Smallest Circle Math

[Hammbone]

Perhaps I'm over analyzing this:

I just shot up 6 targets doing accuracy tests with some experimental reloads. Once I was done, I drew a verticle and horizontal centerline through the bullseye. The I measured the distace from "x" and "y" axis for each hole and created a table of coordinate points in Excel...assigning quadrants by dictating (+,+) for quad 1, (-,+) for quad 2, (-,-) for quad 3, and (+,-) for quad 4...as we're taught with the unit circle in calculus.

Here's what I can't figure out; How do I mathematically calculate the diameter of the smallest fit circle for a given set of 2D coordinate points?

[Sarge]

[Corey]

I just look for the group where the holes look closer to each other than others, haha.

[JerryShoots]

If the bullseye is the center then wouldn't the distance between 0,0 and center of the farthest hole from (0,0) be the radius of the smallest circle?

[JerryShoots]

Unless your talking spread of group from hole to hole. Then wouldn't it be center of hole to farthest hole distant is the diameter of smallest circle?

[Steve RA]

Get a program called "OnTarget precision calculator" - works very nicely.

[56hawk]

Not sure I follow what you are trying to accomplish. The smallest circle is going to be the one that intersects the two holes that are furthest from each other. You could use the distance formula to find these two if it's not obvious.

[Hammbone]

JereyShoots - You'd think that, but its not true. First of all, I'm looking at group sizes for now. Ignoring relation to center of bullseye. However, I did use the bullseye as coordinate (0, 0). Then I shifted the center to the average center of the group (turns out mathematicians have multiple methods for calculating this). I quickly saw the flaw with my method, but I'm sticking with it for now.

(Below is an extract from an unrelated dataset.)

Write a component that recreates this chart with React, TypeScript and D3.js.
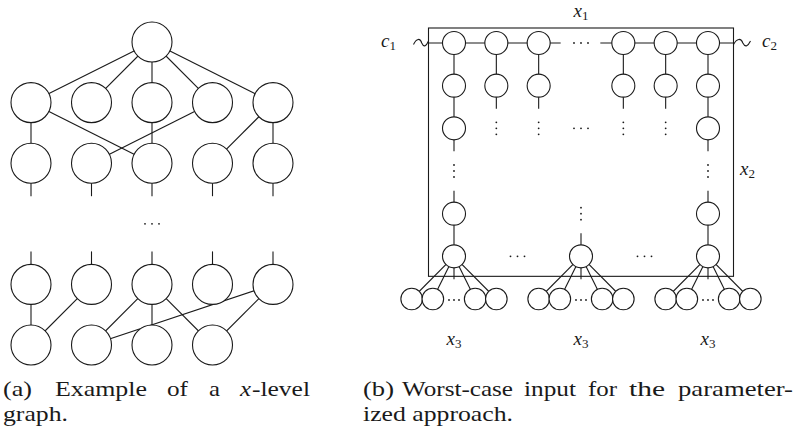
import { useEffect, useRef } from "react";
import * as d3 from "d3";

const WIDTH = 804;
const HEIGHT = 431;
const INK = "#1a1a1a";
const FONT = "'Liberation Serif', 'DejaVu Serif', serif";

// (a) x-level graph: nodes are [column, level]
const levelGraphNodes = [
  [2, 0],
  [0, 1], [1, 1], [2, 1], [3, 1], [4, 1],
  [0, 2], [1, 2], [2, 2], [3, 2], [4, 2],
  [0, 4], [1, 4], [2, 4], [3, 4], [4, 4],
  [0, 5], [1, 5], [2, 5], [3, 5],
];
const levelGraphEdges = [
  [[2, 0], [0, 1]], [[2, 0], [1, 1]], [[2, 0], [2, 1]], [[2, 0], [3, 1]], [[2, 0], [4, 1]],
  [[0, 1], [0, 2]], [[0, 1], [2, 2]], [[2, 1], [2, 2]], [[3, 1], [1, 2]], [[4, 1], [3, 2]], [[4, 1], [4, 2]],
  [[0, 4], [0, 5]], [[1, 4], [0, 5]], [[2, 4], [1, 5]], [[2, 4], [2, 5]], [[2, 4], [3, 5]],
  [[4, 4], [1, 5]], [[4, 4], [3, 5]],
];
// stubs: [column, level, direction (+1 down, -1 up)]
const levelGraphStubs = [
  [0, 2, 1], [1, 2, 1], [2, 2, 1], [3, 2, 1], [4, 2, 1],
  [0, 4, -1], [1, 4, -1], [2, 4, -1], [3, 4, -1], [4, 4, -1],
];
const levelGraphDots = [[2, 3]];

// (b) worst-case input: nodes are [column, row]
const gridNodes = [
  [0, 0], [1, 0], [2, 0], [4, 0], [5, 0], [6, 0],
  [0, 1], [1, 1], [2, 1], [4, 1], [5, 1], [6, 1],
  [0, 2], [6, 2],
  [0, 4], [6, 4],
  [0, 5], [3, 5], [6, 5],
];
const gridEdges = [
  [[0, 0], [0, 1]], [[1, 0], [1, 1]], [[2, 0], [2, 1]], [[4, 0], [4, 1]], [[5, 0], [5, 1]], [[6, 0], [6, 1]],
  [[0, 1], [0, 2]], [[6, 1], [6, 2]],
  [[0, 4], [0, 5]], [[6, 4], [6, 5]],
];
const gridStubs = [
  [1, 1, 1], [2, 1, 1], [4, 1, 1], [5, 1, 1],
  [0, 2, 1], [6, 2, 1],
  [0, 4, -1], [6, 4, -1],
  [3, 5, -1],
  [0, 5, 1], [3, 5, 1], [6, 5, 1],
];
const gridVDots = [[1, 2], [2, 2], [4, 2], [5, 2], [0, 3], [6, 3], [3, 4]];
const gridHDots = [[3, 0], [3, 2], [1.5, 5], [4.5, 5]];
const leafParents = [0, 3, 6];
const leafOffsets = [-2, -1, 1, 2];
const x3Columns = [0, 3, 6];

// caption words with their [start, end] spans (justified lines)
const captionALine1 = ["(a)", "Example", "of", "a", "x", "-level"];
const captionALine1Spans = [[3, 32], [55, 147], [167, 188], [209, 220], [240, 251], [252, 310]];
const captionALine2 = "graph.";
const captionBLine1 = ["(b)", "Worst-case", "input", "for", "the", "parameter-"];
const captionBLine1Spans = [[363, 394], [402, 513], [524, 576], [588, 617], [629, 665], [678, 793]];
const captionBLine2 = "ized approach.";

export default function App() {
  const ref = useRef<SVGSVGElement>(null);

  useEffect(() => {
    if (!ref.current) return;
    const svg = d3.select(ref.current);
    svg.selectAll("*").remove();

    const hdots = (g, cx, cy, gap) => {
      [-1, 0, 1].forEach((k) =>
        g.append("circle").attr("cx", cx + k * gap).attr("cy", cy).attr("r", 0.9).attr("fill", INK).attr("stroke", "none")
      );
    };
    const vdots = (g, cx, cy, gap) => {
      [-1, 0, 1].forEach((k) =>
        g.append("circle").attr("cx", cx).attr("cy", cy + k * gap).attr("r", 0.9).attr("fill", INK).attr("stroke", "none")
      );
    };

    // ---------- (a) ----------
    const xA = d3.scaleLinear().domain([0, 4]).range([31, 273]);
    const yA = d3.scaleLinear().domain([0, 5]).range([42, 345]);
    const rA = 20;
    const gA = svg.append("g").attr("stroke", INK).attr("stroke-width", 1.1);

    gA.selectAll("line.edge")
      .data(levelGraphEdges)
      .join("line")
      .attr("x1", (d) => xA(d[0][0]))
      .attr("y1", (d) => yA(d[0][1]))
      .attr("x2", (d) => xA(d[1][0]))
      .attr("y2", (d) => yA(d[1][1]));

    gA.selectAll("line.stub")
      .data(levelGraphStubs)
      .join("line")
      .attr("x1", (d) => xA(d[0]))
      .attr("x2", (d) => xA(d[0]))
      .attr("y1", (d) => yA(d[1]))
      .attr("y2", (d) => yA(d[1]) + d[2] * 33);

    gA.selectAll("circle.node")
      .data(levelGraphNodes)
      .join("circle")
      .attr("cx", (d) => xA(d[0]))
      .attr("cy", (d) => yA(d[1]))
      .attr("r", rA)
      .attr("fill", "white");

    levelGraphDots.forEach((d) => hdots(gA, xA(d[0]), yA(d[1]), 7));

    // ---------- (b) ----------
    const xB = d3.scaleLinear().domain([0, 6]).range([454, 708]);
    const yB = d3.scaleLinear().domain([0, 6]).range([43, 299]);
    const rB = 11.5;
    const rLeaf = 10.8;
    const gB = svg.append("g").attr("stroke", INK).attr("stroke-width", 1.1);

    const boxLeft = xB(0) - 25.5;
    const boxRight = xB(6) + 25.5;
    const boxTop = yB(0) - 15;
    const boxBottom = yB(5) + 20;

    gB.append("rect")
      .attr("x", boxLeft)
      .attr("y", boxTop)
      .attr("width", boxRight - boxLeft)
      .attr("height", boxBottom - boxTop)
      .attr("fill", "none");

    // top row chain
    gB.append("line").attr("x1", boxLeft).attr("x2", xB(2) + 22).attr("y1", yB(0)).attr("y2", yB(0));
    gB.append("line").attr("x1", xB(4) - 23).attr("x2", boxRight).attr("y1", yB(0)).attr("y2", yB(0));

    // tildes outside the box
    const tilde = (x0, y0, w) => {
      const p = d3.path();
      p.moveTo(x0, y0 + 1.5);
      p.bezierCurveTo(x0 + w * 0.2, y0 - 5, x0 + w * 0.45, y0 - 5, x0 + w * 0.55, y0);
      p.bezierCurveTo(x0 + w * 0.7, y0 + 5, x0 + w * 0.85, y0 + 3, x0 + w, y0 - 2);
      return p.toString();
    };
    gB.append("path").attr("d", tilde(boxLeft - 15, yB(0), 15)).attr("fill", "none");
    gB.append("path").attr("d", tilde(boxRight, yB(0), 17)).attr("fill", "none");

    gB.selectAll("line.edge")
      .data(gridEdges)
      .join("line")
      .attr("x1", (d) => xB(d[0][0]))
      .attr("y1", (d) => yB(d[0][1]))
      .attr("x2", (d) => xB(d[1][0]))
      .attr("y2", (d) => yB(d[1][1]));

    gB.selectAll("line.stub")
      .data(gridStubs)
      .join("line")
      .attr("x1", (d) => xB(d[0]))
      .attr("x2", (d) => xB(d[0]))
      .attr("y1", (d) => yB(d[1]))
      .attr("y2", (d) => yB(d[1]) + d[2] * 23);

    // leaf edges
    const leaves = leafParents.flatMap((c) => leafOffsets.map((o) => [c, o]));
    gB.selectAll("line.leaf")
      .data(leaves)
      .join("line")
      .attr("x1", (d) => xB(d[0]))
      .attr("y1", () => yB(5))
      .attr("x2", (d) => xB(d[0] + d[1] / 2))
      .attr("y2", () => yB(6));

    gB.selectAll("circle.node")
      .data(gridNodes)
      .join("circle")
      .attr("cx", (d) => xB(d[0]))
      .attr("cy", (d) => yB(d[1]))
      .attr("r", rB)
      .attr("fill", "white");

    gB.selectAll("circle.leafnode")
      .data(leaves)
      .join("circle")
      .attr("cx", (d) => xB(d[0] + d[1] / 2))
      .attr("cy", () => yB(6))
      .attr("r", rLeaf)
      .attr("fill", "white");

    gridVDots.forEach((d) => vdots(gB, xB(d[0]), yB(d[1]), 6));
    gridHDots.forEach((d) => hdots(gB, xB(d[0]), yB(d[1]), 7));
    leafParents.forEach((c) => hdots(gB, xB(c), yB(6) + 1, 5));

    // math labels
    const mathLabel = (x, y, base, sub, anchor = "start") => {
      const t = svg
        .append("text")
        .attr("x", x)
        .attr("y", y)
        .attr("text-anchor", anchor)
        .style("font-family", FONT)
        .attr("fill", INK);
      t.append("tspan").attr("font-style", "italic").attr("font-size", 19).text(base);
      t.append("tspan").attr("font-size", 13).attr("dy", 3).text(sub);
    };
    mathLabel(xB(3), 17, "x", "1", "middle");
    mathLabel(381, 47, "c", "1");
    mathLabel(762, 47, "c", "2");
    mathLabel(740, 175, "x", "2");
    x3Columns.forEach((c) => mathLabel(xB(c), 345, "x", "3", "middle"));

    // captions
    const caption = svg.append("g").style("font-family", FONT).attr("font-size", 22).attr("fill", INK);
    const word = (w, span, y, italic = false) =>
      caption
        .append("text")
        .attr("x", span[0])
        .attr("y", y)
        .attr("textLength", span[1] - span[0])
        .attr("lengthAdjust", "spacingAndGlyphs")
        .attr("font-style", italic ? "italic" : null)
        .text(w);

    captionALine1.forEach((w, i) => word(w, captionALine1Spans[i], 396, w === "x"));
    word(captionALine2, [3, 68], 421);
    captionBLine1.forEach((w, i) => word(w, captionBLine1Spans[i], 396));
    word(captionBLine2, [363, 513], 421);
  }, []);

  return (
    <svg
      ref={ref}
      width={WIDTH}
      height={HEIGHT}
      viewBox={`0 0 ${WIDTH} ${HEIGHT}`}
      style={{ position: "absolute", left: 0, top: 0, background: "white" }}
    />
  );
}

The biggest problem with measuring the two outermost holes is that you need 3 points to calculate a circle. You can do it with a center point and two circumference points, or 3 circumference points. The problem with using the center as one point is that there is error induced by assuming the center is the average of all points (especially if there is a "flier" or two). The problem with using 3 circumference points is that I don't know how to mathematically select the optimum 3 points.

SteveRA - Is this software free? I have experience writing programming code in Fortran, m-code in MatLab, Engineering Equation Solver, and of course Excel...so I'm not affraid to get my hands dirty per say. Just trying to figure out the math behind it.

[Steve RA]

Far as I know it's a free program, my shooting partner uses it, although that is a picture of one of my targets.

Based on your qualifications, it would be a piece of cake for you.

[Steve RA]

Here is the web site, looks like it is $11.99, but, you can get a free two week trial it seems.

http://ontargetshooting.com/

It seems as though it would answer the questions you were attempting to solve in your first post.

[Hammbone]

I found a few algorithms, but they gave me a headache. I'm just going to this:

-Delete the two farthest from the group (of 10 shots)

-Then shift the center point from the bullseye to the average of the remaining group

-Then calculate the standard deviate from the new centroid

-Then multiply stdev x 3

...that will give me a radius for 99.7% of the data points.

I am just doing this for my own personal record keeping for developing new loads.

[Steve RA]

Why delete the two farthest ?? Seems as though you would be going for an 8 round group then. Don't think that would be very accurate if you throw out two fliers.

[Hammbone]

I thought about that after I did it. I ended up putting those two back in. ...gotta keep myself honest!